Emotions,  Impulsiveness,  Substance Abuse

What Diane Schuler’s story can tell us about emotional honesty and acceptance

You may or may not remember this story from 2009. Diane Schuler, a mother and aunt with her children and her sister’s children in a min-van, goes the wrong way on the Taconic Parkway in Westchester county and plows into an SUV head-on killing three in the SUV and 4 children and herself in the mini-van. Toxicology reports showed she had a blood alcohol level of .19 over twice the legal limit of .08. She also reportedly smoked marijuana and had several ounces of undigested alcohol in her stomach. Here’s an article that analyses the NY Magazine article about her husband Daniel Schuler. This analysis from Jezebel.com, points out the problems, isolation, secrets and tragedy that can exist when a spouse is unable to communicate his/her emotional pains.
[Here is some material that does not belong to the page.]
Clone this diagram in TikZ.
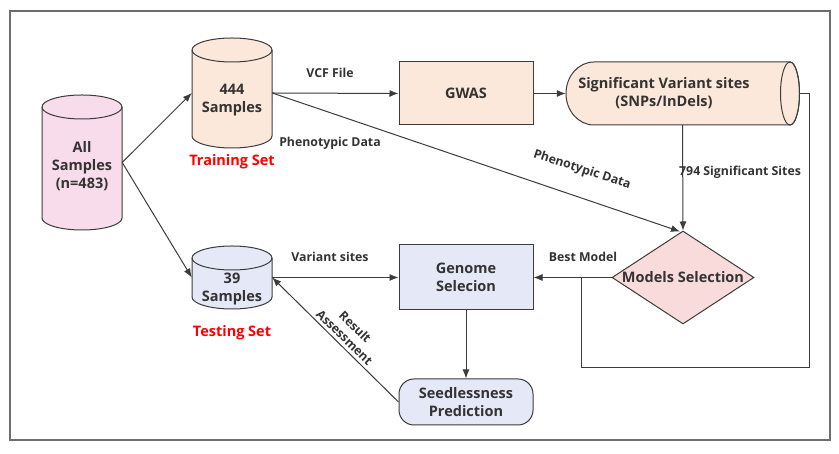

Diane Schuler’s Story Is One Of Isolation, Denial, And Rage
Anna North

One of the saddest news stories of the summer just got sadder — the husband of Diane Schuler, whose wrong-way drunk-driving crash killed her and seven others, tells New York Magazine he still believes his wife was essentially perfect.

New York’s Steve Fishman tells a depressing tale of denial and rage. On one side is the bereaved Schuler, struggling to go on after the death of his wife and daughter, and on the other is the Bastardi family, two of whose members were killed when Diane Schuler’s Winstar struck their TrailBlazer. Mike Bastardi lost his father, Michael Sr., and his brother Guy, and is angry at the whole Schuler family for what he sees as their role in the accident. He says, “They make like it was not even their fault. I think they knew she was drunk and stoned.” Bastardi’s wife Jeanne is even harsher. She says, “Not even a second have I felt sorry for Danny. This becomes a man you can’t hate enough.”

Part of the reason the Bastardis are so angry with Schuler is that he won’t own up to his wife’s guilt. After the crash, he said at a press conference, “She did not drink. She is not an alcoholic. My heart is rested every night. Something medically had to have happened.” He’s stuck to this story ever since, hiring a private investigator and a lawyer who speculated that a small stroke or abscess might have caused her to suddenly lose judgment and down ten shots of vodka before getting behind the wheel. Not only was his wife not an addict, he says, she was nearly flawless. Though he spoke to the investigator about “ups and downs” in his marriage,” he told Fishman, “There were never any downs. Up for twelve years.” He says they were “perfect” for each other, she was an “outstanding” mom, and, tellingly, “She never complained. I do; she doesn’t.”

Diane Schuler’s friends also portray her as keeping her feelings — especially negative ones — to herself. One says, “I’ve never seen her mad or angry,” another, “she infrequently talked about personal feelings.” She never talked about her parents’ divorce, and refused to speak to her mother — some friends even thought her mother was dead. When Fishman asked Danny “how well he really knew” his wife, Danny answered, “She’d talk to me if things came up.” His examples: “The house needs painting, the gutters need to be cleaned.”

To hear Fishman tell it, the Schulers’ story seemed like a long, drawn-out, and bloody example of the consequences of secrets in a marriage. Did Diane Schuler feel pressured to be the perfect mom — Danny mentions her expertise with birthday cards and holiday decorations — and thus keep her substance problems to herself? Did she feel she couldn’t confide in her husband because their work schedules meant they were rarely home at the same time? Did her parents’ divorce make her feel she couldn’t rock the boat in her own marriage? Why didn’t her friends know more about her troubles? Probably these questions will never be answered, but if there’s a tragic flaw in the whole Schuler saga, it’s isolation.

Despite her supposedly close-knit family, Diane Schuler apparently kept herself hidden from everyone. This led not only to her death and the deaths of seven others — it also plunged her husband into denial and the surviving Bastardi’s into fruitless anger. They won’t be satisfied until he admits guilt; he won’t be satisfied until he proves his wife was blameless. It’s hard to know how much of this cycle of despair was caused by Diane Schuler’s own particular pathology, and how much by an American idea of marriage that often positions the spouse as sole confidant even when, as was the case with the Schulers, that spouse may be physically unavailable. Only one thing is clear: if Schuler had felt able to open up about her own life, she might have avoided destroying countless others.